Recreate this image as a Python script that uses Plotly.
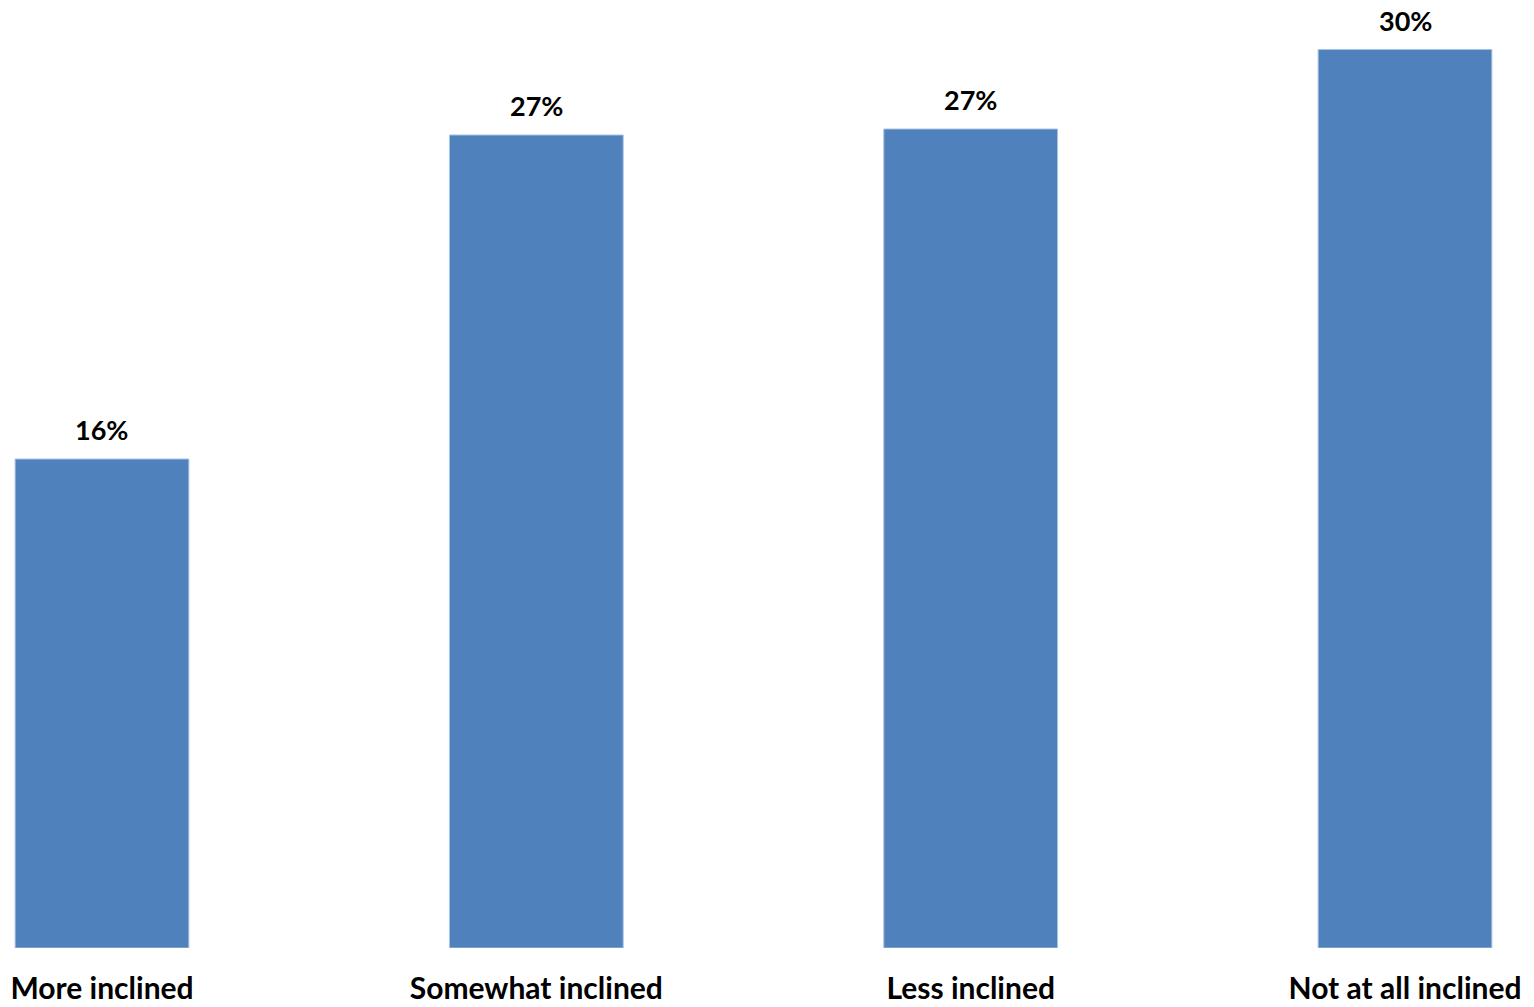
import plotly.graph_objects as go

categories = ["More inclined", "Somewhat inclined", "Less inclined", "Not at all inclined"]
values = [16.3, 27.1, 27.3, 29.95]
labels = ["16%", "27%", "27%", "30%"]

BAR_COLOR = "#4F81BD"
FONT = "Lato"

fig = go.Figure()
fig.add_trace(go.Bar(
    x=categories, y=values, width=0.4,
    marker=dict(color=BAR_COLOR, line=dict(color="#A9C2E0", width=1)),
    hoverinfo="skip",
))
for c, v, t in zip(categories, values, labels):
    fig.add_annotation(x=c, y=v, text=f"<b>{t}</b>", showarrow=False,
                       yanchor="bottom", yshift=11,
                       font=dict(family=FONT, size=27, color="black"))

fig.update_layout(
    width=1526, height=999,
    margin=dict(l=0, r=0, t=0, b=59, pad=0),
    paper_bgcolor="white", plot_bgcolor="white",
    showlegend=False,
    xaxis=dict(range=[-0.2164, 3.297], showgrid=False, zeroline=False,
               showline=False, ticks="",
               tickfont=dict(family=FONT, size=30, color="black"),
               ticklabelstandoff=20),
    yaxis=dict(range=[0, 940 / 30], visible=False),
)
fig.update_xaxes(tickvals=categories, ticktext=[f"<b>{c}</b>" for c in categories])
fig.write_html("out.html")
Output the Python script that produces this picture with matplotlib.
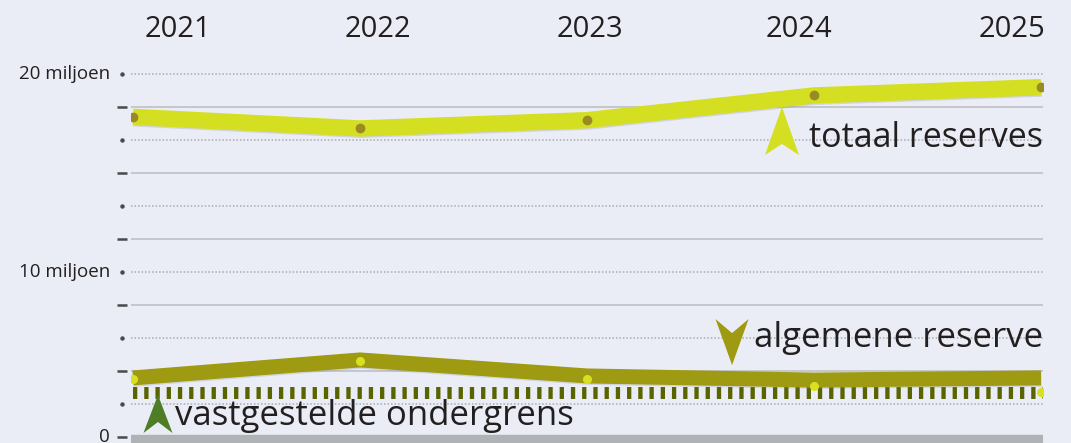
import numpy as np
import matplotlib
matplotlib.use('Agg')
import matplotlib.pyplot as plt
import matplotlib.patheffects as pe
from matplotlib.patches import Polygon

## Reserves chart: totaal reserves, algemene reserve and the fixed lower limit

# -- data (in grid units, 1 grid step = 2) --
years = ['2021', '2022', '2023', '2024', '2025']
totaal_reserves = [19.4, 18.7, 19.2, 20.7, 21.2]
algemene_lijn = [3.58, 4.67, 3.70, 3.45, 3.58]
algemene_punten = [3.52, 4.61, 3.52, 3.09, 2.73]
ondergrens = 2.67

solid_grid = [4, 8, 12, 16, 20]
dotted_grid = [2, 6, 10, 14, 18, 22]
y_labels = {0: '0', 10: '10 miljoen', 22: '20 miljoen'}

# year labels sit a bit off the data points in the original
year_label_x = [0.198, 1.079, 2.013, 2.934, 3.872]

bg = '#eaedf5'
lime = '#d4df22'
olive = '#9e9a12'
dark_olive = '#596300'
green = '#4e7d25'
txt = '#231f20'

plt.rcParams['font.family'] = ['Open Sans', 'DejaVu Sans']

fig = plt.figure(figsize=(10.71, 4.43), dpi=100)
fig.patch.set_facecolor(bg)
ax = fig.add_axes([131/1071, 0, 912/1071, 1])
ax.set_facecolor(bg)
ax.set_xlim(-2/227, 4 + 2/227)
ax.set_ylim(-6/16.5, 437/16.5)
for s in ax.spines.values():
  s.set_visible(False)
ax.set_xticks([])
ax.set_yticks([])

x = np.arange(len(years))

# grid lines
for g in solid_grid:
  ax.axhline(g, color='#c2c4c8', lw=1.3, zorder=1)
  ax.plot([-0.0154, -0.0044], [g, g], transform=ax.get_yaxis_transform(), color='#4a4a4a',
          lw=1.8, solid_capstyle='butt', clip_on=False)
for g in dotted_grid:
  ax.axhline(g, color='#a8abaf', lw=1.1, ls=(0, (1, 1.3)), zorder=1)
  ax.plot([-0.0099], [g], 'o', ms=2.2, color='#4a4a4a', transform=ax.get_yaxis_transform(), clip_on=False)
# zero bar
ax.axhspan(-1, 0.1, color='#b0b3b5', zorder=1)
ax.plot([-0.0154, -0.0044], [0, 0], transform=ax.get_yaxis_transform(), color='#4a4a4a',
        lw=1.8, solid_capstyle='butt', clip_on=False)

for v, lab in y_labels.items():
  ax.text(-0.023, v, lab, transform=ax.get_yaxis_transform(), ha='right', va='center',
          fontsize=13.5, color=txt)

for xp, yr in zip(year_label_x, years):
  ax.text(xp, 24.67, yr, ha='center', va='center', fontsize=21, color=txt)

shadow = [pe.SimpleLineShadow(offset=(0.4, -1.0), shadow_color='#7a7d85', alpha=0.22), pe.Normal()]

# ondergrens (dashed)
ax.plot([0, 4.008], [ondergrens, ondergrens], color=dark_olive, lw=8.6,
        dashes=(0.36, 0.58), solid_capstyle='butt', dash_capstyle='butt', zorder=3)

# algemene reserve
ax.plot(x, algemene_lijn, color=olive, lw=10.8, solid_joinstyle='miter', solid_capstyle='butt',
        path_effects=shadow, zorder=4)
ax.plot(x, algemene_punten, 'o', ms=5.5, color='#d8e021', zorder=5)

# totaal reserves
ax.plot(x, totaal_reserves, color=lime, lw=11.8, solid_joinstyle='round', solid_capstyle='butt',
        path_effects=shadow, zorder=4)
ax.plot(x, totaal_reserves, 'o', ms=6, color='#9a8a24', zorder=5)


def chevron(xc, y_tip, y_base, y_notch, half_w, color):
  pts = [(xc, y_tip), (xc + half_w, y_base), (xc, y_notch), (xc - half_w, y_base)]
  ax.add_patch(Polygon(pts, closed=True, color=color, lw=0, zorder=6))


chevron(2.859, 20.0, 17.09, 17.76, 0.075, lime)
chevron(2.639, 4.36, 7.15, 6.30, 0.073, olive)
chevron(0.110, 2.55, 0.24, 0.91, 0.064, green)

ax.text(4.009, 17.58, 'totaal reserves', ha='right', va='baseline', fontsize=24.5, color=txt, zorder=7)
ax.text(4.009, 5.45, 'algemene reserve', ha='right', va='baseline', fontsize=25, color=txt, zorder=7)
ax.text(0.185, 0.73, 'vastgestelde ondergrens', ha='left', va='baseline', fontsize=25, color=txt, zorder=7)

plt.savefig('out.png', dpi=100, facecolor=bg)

■ ■ ■ ■ ■ ■ ■

# [Given request]
In the entries above, locate every line with the word "Python" and copy it.

# [Answer to this task]
Recreate this image as a Python script that uses Plotly.
Output the Python script that produces this picture with matplotlib.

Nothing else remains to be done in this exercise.